LTDM80J Episode 02:
Brindisi to Mumbai (Via Suez, Aden)

Our journey continues and we are heading south east, from Brindisi to Bombay. As we have already mentioned, our story unfolds in 1872. A very important geographical breakthrough of the time, the opening of the Suez Canal happen just 3 years before the publishing of the book. Thus it inspired Jules Verne, as such a long travel was possible in a very short time. To celebrate the opening of the Suez Canal, Isma'il Pasha, Khedive of Egypt, commissioned Verdi to write the opera Aida to celebrate the opening of the Khedivial Opera House. Eventually Verdi's Rigoletto was performed instead, and Aida premiered in Cairo in 1871.

— Sailed on the Mongolia, Saturday, at 5 P.M.

— The steamer Mongolia, belonging to the Peninsula and Oriental Company, built of iron, of two thousand eight hundred tons burden, and five hundred horse-power, was due at eleven o'clock A.M. on Wednesday, the 9th of October, at Suez. The Mongolia plied regularly between Brindisi and Bombay via the Suez Canal, and was one of the fastest steamers belonging to the company, always making more than ten knots an hour between Brindisi and Suez, and nine and a half between Suez and Bombay.
— Reached Suez, Wednesday, October 9th, at 11 A.M.

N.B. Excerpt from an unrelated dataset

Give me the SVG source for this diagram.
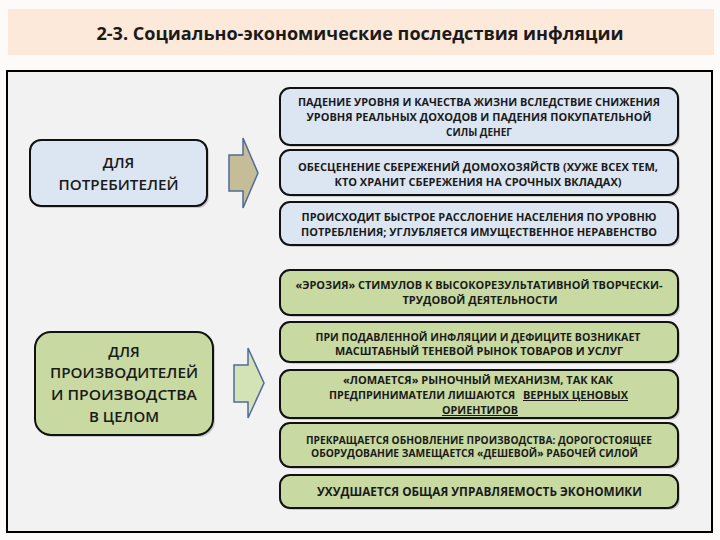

— The weather was clear, and slightly chilly. The minarets of the town loomed above the houses in the pale rays of the sun. A jetty pier, some two thousand yards long, extended into the roadstead. A number of fishing smacks and coasting boats, some retaining the fantastic fashion of ancient galleys, were discernible on the Red Sea.— The noble steamer rode out at full steam upon the waters of the Red Sea.

— And the hours were whiled away, when the sea was tranquil,with music, dancing,and games.

— But the Red Sea is full of caprice, and, as its gulfs are long and narrow, too often boisterous. When the wind came from the African or Asian coast, the Mongolia, with her long hull, rolled fearfully. Then the ladies speedily disappeared below; the pianos were silent; singing and dancing suddenly ceased. Yet the good ship ploughed straight on, unretarded by wind or wave, towards the narrows of Bab-el-Mandeb.
— What was Phileas Fogg doing all this time? It might be thought that, in his anxiety, he would be constantly watching the changes of the wind , the disorderly raging of the billows, — every chance, in short, which might force the Mongolia to slacken her speed, and thus interrupt his journey. But if he thought of these possibilities, he did not betray the fact by any outward sign. He passed through the memorable scenes of the Red Sea with cold indifference ; did not care to recognize the historic towns and villages which, along its borders, raised their picturesque outlines against the sky;

— The following night they passed through the Strait of Bab-el-Mandeb, which means in Arabic “The Bridge of Tears," and the next day they put in at Steamer Point, northwest of Aden harbor, to take on coal.

— On Sunday, October 20th, towards noon, they came in sight of the Indian coast.